#### SET TASK:
Tally the lines of the listing that contain the word "this", then give the total and nothing else.

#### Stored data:
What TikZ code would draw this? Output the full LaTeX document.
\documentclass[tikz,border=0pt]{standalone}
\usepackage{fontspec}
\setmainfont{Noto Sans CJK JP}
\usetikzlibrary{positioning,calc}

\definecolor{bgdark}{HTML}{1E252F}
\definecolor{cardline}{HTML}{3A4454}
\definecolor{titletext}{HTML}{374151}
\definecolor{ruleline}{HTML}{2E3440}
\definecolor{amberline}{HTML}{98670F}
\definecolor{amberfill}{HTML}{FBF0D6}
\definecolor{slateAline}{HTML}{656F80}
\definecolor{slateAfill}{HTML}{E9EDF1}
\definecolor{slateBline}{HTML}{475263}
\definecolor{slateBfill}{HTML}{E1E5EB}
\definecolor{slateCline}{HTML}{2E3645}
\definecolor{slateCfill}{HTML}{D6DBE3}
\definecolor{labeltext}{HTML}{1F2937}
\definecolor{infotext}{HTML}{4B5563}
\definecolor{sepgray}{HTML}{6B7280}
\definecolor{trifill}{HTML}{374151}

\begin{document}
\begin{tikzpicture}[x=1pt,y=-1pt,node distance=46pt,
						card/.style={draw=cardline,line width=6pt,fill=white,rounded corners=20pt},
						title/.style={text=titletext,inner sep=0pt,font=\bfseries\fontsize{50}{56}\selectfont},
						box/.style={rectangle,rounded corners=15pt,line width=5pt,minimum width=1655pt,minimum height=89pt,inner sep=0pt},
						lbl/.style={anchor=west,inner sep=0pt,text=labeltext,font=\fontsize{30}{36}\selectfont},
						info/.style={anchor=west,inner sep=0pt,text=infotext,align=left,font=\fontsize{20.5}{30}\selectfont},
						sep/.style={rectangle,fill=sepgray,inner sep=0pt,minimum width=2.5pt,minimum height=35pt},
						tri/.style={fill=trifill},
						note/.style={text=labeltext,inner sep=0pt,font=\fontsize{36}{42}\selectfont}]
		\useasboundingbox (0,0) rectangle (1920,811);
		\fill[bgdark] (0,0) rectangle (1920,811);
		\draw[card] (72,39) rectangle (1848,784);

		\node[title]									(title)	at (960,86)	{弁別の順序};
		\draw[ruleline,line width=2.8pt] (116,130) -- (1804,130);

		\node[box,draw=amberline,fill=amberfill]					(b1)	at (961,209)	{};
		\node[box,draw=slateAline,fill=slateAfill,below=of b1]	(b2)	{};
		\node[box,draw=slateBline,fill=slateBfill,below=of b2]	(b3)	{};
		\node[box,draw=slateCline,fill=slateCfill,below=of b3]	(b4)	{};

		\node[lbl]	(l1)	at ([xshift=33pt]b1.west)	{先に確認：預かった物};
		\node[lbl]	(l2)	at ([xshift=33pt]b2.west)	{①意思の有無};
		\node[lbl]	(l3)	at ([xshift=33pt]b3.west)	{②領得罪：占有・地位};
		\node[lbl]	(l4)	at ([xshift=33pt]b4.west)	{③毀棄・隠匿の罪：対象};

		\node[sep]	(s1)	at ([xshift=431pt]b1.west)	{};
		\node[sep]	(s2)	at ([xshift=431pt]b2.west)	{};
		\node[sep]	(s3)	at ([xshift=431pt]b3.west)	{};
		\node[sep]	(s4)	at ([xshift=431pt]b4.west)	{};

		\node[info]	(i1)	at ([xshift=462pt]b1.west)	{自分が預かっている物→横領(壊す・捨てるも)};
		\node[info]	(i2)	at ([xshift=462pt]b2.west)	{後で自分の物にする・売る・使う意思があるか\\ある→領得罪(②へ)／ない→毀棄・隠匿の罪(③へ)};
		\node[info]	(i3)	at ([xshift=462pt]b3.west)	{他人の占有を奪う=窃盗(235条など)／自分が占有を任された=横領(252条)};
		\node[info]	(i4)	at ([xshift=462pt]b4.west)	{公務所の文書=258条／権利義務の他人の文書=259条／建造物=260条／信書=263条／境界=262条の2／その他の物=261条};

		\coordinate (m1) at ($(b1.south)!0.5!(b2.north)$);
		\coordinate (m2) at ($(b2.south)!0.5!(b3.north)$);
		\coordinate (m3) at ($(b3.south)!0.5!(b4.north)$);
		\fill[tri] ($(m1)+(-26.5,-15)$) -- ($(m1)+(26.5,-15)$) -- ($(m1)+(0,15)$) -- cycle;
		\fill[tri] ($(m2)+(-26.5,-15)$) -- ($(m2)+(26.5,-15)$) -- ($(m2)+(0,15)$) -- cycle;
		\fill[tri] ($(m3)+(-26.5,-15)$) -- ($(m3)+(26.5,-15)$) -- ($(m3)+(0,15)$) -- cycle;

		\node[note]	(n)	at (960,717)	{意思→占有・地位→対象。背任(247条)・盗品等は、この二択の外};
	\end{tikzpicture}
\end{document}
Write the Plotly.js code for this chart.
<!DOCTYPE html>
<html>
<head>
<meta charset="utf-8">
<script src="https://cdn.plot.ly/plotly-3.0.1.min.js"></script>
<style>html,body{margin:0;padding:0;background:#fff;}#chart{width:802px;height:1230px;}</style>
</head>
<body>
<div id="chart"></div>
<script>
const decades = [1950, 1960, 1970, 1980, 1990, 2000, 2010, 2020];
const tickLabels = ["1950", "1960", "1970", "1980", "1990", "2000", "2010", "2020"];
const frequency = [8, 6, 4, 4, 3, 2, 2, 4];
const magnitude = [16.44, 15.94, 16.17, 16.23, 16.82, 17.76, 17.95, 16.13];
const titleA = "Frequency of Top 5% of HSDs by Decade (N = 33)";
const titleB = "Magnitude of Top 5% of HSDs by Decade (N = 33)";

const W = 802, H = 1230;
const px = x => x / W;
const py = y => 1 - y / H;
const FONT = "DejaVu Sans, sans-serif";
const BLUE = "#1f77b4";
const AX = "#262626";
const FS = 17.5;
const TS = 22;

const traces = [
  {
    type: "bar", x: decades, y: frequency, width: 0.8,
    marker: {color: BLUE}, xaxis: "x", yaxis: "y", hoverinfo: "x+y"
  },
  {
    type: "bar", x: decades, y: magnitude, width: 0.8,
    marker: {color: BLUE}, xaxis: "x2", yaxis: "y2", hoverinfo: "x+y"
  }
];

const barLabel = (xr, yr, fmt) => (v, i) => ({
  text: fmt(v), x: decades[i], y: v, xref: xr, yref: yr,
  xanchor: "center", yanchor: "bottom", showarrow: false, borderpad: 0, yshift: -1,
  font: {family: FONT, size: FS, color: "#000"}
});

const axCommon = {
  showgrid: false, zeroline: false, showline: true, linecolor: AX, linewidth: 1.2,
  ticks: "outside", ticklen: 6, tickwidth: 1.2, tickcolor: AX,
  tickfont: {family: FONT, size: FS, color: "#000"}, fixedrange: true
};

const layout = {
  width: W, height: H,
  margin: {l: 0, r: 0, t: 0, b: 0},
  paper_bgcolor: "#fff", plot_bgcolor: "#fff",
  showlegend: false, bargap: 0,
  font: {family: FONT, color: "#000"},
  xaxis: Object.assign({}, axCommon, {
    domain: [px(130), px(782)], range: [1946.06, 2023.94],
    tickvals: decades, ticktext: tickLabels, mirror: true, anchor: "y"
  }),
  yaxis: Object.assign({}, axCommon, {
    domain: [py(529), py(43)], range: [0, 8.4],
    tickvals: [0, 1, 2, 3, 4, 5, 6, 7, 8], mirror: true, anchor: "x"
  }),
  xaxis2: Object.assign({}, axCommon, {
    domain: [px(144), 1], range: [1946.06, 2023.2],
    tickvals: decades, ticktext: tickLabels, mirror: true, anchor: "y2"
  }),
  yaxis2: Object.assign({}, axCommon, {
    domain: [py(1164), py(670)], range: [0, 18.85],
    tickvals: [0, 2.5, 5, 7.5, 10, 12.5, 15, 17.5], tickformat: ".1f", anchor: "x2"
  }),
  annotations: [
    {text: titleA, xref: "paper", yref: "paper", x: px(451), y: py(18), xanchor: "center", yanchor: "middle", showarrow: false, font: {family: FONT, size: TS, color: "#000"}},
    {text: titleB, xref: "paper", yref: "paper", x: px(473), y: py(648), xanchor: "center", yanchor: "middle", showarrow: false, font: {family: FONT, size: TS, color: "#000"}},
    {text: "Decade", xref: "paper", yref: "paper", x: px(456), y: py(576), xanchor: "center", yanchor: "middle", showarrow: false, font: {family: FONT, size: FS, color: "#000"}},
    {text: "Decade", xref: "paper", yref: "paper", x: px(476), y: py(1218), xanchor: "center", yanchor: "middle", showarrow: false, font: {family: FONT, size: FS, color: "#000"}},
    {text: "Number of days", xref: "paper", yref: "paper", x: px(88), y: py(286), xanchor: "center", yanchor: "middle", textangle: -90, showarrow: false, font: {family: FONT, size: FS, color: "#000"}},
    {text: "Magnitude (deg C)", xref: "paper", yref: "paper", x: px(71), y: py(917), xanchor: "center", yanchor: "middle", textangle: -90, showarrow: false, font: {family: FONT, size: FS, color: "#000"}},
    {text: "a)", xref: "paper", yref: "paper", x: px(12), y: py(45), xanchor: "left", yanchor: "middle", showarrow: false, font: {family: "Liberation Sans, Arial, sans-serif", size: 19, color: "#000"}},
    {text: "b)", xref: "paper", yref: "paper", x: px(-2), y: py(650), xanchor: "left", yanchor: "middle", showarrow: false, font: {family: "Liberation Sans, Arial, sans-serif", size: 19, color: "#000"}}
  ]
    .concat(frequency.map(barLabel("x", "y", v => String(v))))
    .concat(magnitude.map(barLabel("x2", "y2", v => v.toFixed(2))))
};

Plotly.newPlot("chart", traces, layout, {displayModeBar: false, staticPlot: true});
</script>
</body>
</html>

#### COMPLETED EXERCISE:
2